Thanks, I'll test those and take a look at that code.

> I should note that it's not clear to me how much we want to standardize what
> browsers actually copy when the user copies.  This seems like something that
> users may want to configure and where we want to let browsers experiment
> with heuristics and such; I have a really hard time believing that the
> current browser behavior here is the best we can do.

This occurred to me too.  It seems like a must to standardize how
innerText and Selection.toString() behave, because those are visible
to script and pretty widely used, and the interop story right now is
terrible.  Of course, there's nothing to stop implementations from
experimenting and passing the improvements back to the spec.

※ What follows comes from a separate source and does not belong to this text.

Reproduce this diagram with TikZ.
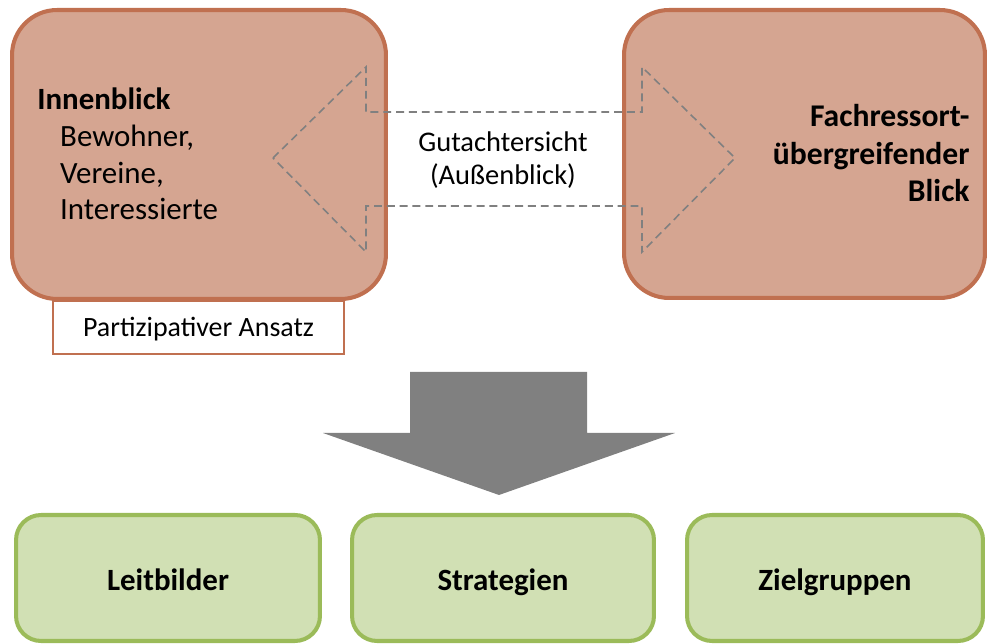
\documentclass[tikz,border=0pt]{standalone}
\usepackage{fontspec}
\setmainfont{Carlito}

\definecolor{brownline}{RGB}{192,112,80}
\definecolor{brownfill}{RGB}{213,165,145}
\definecolor{greenline}{RGB}{155,187,89}
\definecolor{greenfill}{RGB}{209,224,180}
\definecolor{arrowgray}{RGB}{128,128,128}

\tikzset{
  viewbox/.style={draw=brownline, fill=brownfill, line width=2.3pt, rounded corners=0.9cm},
  resultbox/.style={draw=greenline, fill=greenfill, line width=2.3pt, rounded corners=0.5cm,
    minimum height=2.52cm, text height=14.7pt, text depth=0pt,
    font=\fontsize{17.6}{20}\selectfont\bfseries},
  viewtext/.style={inner sep=0pt, font=\fontsize{17.6}{21}\selectfont},
}

\begin{document}
\begin{tikzpicture}[x=0.02cm, y=-0.02cm]
      \useasboundingbox (0,0) rectangle (988,644);

      % Ansatz unter dem Innenblick
      \node[draw=brownline, fill=white, line width=1.1pt, minimum width=5.82cm, minimum height=1.06cm,
        text height=10.8pt, text depth=0pt,
        font=\fontsize{15.9}{18}\selectfont] (ansatz) at (198.5,327.5) {Partizipativer Ansatz};

      \node[viewbox, minimum width=7.48cm, minimum height=5.78cm] (innen) at (199,154.5) {};
      \node[viewbox, minimum width=7.22cm, minimum height=5.76cm] (fach) at (804.5,154) {};

      % Doppelpfeil
      \draw[arrowgray, line width=0.9pt, dash pattern=on 4.5pt off 2.8pt]
        (273,158)--(366,67)--(366,112)--(642,112)--(642,67)--(735,158)
        --(642,252)--(642,206)--(366,206)--(366,252)--cycle;

      \node[viewtext, anchor=base west, align=left] (innentext) at (37,220)
        {\textbf{Innenblick}\\\hspace*{13pt}Bewohner,\\\hspace*{13pt}Vereine,\\\hspace*{13pt}Interessierte};
      \node[viewtext, anchor=base east, align=right, font=\fontsize{18}{21.5}\selectfont\bfseries] (fachtext) at (970,202)
        {Fachressort-\\übergreifender\\Blick};
      \node[viewtext, anchor=base, align=center, font=\fontsize{16.2}{19}\selectfont] (gutachter) at (503,185)
        {Gutachtersicht\\(Außenblick)};

      % Pfeil nach unten
      \fill[arrowgray] (410,372)--(587,372)--(587,433)--(675,433)--(499,495)
        --(323,433)--(410,433)--cycle;

      \node[resultbox, minimum width=6.08cm] (leit) at (168,578) {Leitbilder};
      \node[resultbox, minimum width=6.04cm] (strat) at (503,578) {Strategien};
      \node[resultbox, minimum width=5.92cm] (ziel) at (835,578) {Zielgruppen};
\end{tikzpicture}
\end{document}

> That leaves the question of whether Selection.toString should produce the
> same string as the user copying and pasting would, of course. Perhaps it
> shouldn't.  I'm not sure we'd want to make what toString produce depend on
> new CSS layout modes, for example, since that could break scripts... but the
> user-facing copied text might want to depend on those.

I'm not sure why it would break many existing pages if it only kicks
in with new layout modes.  But maybe I don't have a good enough grasp
on how these functions are actually used.  I should probably comb
through a sample of web pages to see people use this stuff.
(Unfortunately it's not so easy to search for Selection
stringification, but I can look for innerText.)